== Work to do ==
From the first line of the data below through the line holding "ReferenceDot, ReferenceArea, Legend", output each line exactly and leave the pictures out.

########

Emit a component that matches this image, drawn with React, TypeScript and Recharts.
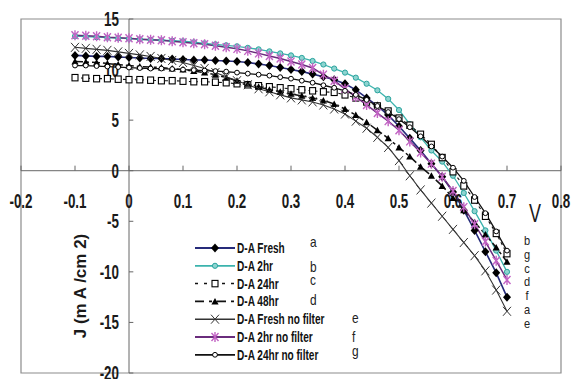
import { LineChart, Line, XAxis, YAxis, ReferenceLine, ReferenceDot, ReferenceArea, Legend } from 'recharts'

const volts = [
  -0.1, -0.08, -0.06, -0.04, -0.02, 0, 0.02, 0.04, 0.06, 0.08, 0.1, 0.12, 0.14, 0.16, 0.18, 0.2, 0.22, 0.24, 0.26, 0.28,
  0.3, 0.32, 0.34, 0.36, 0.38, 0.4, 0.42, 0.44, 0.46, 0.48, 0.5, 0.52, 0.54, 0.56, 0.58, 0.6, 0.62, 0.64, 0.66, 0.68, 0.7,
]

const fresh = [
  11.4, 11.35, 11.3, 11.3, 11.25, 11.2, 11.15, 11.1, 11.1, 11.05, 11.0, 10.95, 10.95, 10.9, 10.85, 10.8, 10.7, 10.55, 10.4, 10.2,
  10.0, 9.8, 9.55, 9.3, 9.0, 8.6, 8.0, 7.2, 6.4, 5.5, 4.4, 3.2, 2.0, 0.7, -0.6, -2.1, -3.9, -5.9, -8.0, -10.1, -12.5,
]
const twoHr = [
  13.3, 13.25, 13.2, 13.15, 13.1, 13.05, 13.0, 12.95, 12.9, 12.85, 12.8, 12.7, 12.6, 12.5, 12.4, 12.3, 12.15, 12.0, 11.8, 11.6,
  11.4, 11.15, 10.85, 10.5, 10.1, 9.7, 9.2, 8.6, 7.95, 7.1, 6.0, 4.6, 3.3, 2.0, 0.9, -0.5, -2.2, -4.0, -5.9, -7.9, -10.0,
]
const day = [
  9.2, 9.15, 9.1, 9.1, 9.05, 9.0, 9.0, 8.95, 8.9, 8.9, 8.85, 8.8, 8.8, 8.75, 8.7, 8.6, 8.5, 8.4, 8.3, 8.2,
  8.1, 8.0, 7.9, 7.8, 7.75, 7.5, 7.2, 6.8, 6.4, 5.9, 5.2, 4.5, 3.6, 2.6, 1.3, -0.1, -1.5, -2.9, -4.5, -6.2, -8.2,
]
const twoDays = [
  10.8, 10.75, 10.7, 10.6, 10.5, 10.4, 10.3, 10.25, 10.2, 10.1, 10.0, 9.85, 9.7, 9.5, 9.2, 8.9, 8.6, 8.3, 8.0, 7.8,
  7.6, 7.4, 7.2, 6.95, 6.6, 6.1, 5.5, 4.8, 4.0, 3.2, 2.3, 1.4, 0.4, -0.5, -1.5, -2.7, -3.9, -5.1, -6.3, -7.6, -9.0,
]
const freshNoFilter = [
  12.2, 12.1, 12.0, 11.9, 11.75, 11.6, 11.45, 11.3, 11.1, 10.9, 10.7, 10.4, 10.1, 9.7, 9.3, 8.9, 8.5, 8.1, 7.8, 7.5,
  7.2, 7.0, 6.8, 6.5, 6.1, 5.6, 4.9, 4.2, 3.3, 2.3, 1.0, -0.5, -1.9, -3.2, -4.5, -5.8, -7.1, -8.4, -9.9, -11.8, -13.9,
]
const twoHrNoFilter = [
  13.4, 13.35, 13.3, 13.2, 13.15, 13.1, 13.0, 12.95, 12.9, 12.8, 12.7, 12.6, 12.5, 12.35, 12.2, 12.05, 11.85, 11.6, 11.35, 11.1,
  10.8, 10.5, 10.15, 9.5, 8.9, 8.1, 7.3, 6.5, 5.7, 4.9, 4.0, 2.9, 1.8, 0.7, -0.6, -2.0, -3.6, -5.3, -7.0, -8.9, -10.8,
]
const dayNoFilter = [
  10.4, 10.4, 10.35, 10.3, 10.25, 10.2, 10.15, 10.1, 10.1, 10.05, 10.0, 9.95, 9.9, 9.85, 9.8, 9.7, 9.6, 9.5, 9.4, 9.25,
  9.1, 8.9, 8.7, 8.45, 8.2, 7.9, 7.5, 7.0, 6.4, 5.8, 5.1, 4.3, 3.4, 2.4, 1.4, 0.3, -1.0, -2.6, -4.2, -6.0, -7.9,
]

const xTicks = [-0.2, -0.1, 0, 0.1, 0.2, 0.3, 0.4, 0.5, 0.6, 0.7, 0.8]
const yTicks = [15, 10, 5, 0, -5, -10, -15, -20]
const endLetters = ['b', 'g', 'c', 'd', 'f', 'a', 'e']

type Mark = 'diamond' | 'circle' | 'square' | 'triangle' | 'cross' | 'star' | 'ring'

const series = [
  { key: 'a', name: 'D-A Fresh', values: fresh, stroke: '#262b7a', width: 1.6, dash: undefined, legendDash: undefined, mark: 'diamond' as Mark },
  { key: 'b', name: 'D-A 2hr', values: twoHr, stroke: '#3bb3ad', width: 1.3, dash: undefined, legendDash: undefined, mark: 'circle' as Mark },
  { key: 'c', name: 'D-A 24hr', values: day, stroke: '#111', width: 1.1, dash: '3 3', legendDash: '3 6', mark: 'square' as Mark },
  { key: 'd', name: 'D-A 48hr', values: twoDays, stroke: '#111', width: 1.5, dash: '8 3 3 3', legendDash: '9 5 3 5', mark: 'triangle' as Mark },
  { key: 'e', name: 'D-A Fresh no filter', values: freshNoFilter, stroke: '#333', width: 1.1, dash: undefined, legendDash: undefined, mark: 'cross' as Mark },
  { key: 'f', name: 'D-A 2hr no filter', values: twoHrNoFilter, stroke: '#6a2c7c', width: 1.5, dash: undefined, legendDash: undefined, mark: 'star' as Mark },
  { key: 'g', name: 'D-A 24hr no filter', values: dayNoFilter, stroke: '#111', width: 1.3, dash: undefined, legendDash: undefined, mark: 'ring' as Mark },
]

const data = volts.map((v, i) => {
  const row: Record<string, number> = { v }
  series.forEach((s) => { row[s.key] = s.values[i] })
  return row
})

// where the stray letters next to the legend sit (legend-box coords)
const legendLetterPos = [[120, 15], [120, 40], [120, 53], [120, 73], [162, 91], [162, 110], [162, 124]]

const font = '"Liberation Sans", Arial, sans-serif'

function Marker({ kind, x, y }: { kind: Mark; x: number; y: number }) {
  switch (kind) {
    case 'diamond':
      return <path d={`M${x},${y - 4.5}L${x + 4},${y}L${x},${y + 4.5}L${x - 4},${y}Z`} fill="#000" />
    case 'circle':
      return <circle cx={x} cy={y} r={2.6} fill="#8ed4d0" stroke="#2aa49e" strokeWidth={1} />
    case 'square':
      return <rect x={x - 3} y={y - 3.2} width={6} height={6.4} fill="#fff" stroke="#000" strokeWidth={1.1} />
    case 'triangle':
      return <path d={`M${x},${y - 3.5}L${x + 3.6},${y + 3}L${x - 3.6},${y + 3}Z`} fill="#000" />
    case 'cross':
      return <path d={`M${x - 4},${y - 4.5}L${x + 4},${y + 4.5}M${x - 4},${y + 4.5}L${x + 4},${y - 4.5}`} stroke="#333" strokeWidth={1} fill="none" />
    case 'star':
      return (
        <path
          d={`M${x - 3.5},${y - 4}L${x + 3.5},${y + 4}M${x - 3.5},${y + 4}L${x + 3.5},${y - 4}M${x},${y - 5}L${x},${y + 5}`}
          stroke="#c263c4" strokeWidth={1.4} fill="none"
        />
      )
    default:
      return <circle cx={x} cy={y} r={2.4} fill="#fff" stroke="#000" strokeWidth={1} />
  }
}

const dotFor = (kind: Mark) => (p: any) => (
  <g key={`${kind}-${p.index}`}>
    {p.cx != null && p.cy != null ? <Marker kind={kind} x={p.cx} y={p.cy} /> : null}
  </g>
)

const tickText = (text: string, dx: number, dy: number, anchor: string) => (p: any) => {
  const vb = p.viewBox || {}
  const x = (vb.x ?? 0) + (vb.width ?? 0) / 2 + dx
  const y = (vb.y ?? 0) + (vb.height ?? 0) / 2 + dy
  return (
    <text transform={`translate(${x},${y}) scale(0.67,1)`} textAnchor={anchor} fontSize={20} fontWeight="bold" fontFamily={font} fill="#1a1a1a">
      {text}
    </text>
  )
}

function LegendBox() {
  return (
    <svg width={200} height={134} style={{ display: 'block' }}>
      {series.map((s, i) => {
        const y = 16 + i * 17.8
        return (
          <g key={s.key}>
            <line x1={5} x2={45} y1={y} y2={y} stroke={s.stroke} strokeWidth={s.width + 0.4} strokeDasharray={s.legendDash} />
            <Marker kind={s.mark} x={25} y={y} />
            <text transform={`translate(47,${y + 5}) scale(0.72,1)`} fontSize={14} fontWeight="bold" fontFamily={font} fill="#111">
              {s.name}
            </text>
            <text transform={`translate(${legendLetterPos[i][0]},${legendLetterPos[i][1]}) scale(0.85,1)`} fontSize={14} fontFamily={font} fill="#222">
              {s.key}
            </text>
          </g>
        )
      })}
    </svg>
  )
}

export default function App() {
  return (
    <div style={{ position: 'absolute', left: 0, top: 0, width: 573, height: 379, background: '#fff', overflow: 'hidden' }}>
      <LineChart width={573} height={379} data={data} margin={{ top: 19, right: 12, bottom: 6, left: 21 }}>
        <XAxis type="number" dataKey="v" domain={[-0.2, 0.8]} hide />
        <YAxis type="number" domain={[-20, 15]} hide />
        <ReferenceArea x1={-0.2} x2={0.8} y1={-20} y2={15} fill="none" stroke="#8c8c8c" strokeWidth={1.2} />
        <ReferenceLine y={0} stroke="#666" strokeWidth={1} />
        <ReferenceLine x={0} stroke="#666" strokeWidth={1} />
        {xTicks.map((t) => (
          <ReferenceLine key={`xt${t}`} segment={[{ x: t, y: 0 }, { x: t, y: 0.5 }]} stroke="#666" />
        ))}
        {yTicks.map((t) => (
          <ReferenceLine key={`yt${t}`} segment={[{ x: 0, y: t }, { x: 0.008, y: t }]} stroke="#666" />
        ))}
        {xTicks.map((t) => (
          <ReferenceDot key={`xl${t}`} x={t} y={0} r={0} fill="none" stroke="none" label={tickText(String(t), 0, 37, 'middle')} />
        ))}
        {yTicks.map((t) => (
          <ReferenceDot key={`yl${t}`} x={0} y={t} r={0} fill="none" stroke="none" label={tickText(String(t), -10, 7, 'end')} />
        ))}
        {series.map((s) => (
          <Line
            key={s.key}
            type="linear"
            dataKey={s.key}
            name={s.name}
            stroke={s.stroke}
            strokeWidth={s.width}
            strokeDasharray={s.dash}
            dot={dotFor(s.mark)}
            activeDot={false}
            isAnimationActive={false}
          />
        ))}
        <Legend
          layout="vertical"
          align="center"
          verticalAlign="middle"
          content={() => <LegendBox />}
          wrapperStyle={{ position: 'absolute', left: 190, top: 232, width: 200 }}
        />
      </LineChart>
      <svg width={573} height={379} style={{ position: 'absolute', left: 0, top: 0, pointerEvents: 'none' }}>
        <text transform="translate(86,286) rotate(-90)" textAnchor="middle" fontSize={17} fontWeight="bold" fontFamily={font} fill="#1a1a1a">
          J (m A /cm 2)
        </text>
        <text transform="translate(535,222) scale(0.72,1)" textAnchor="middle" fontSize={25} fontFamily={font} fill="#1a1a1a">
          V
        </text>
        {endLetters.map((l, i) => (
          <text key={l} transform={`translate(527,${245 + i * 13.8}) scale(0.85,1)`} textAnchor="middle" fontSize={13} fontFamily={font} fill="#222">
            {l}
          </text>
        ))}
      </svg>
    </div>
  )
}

########

== Result for this exercise ==
Emit a component that matches this image, drawn with React, TypeScript and Recharts.
import { LineChart, Line, XAxis, YAxis, ReferenceLine, ReferenceDot, ReferenceArea, Legend } from 'recharts'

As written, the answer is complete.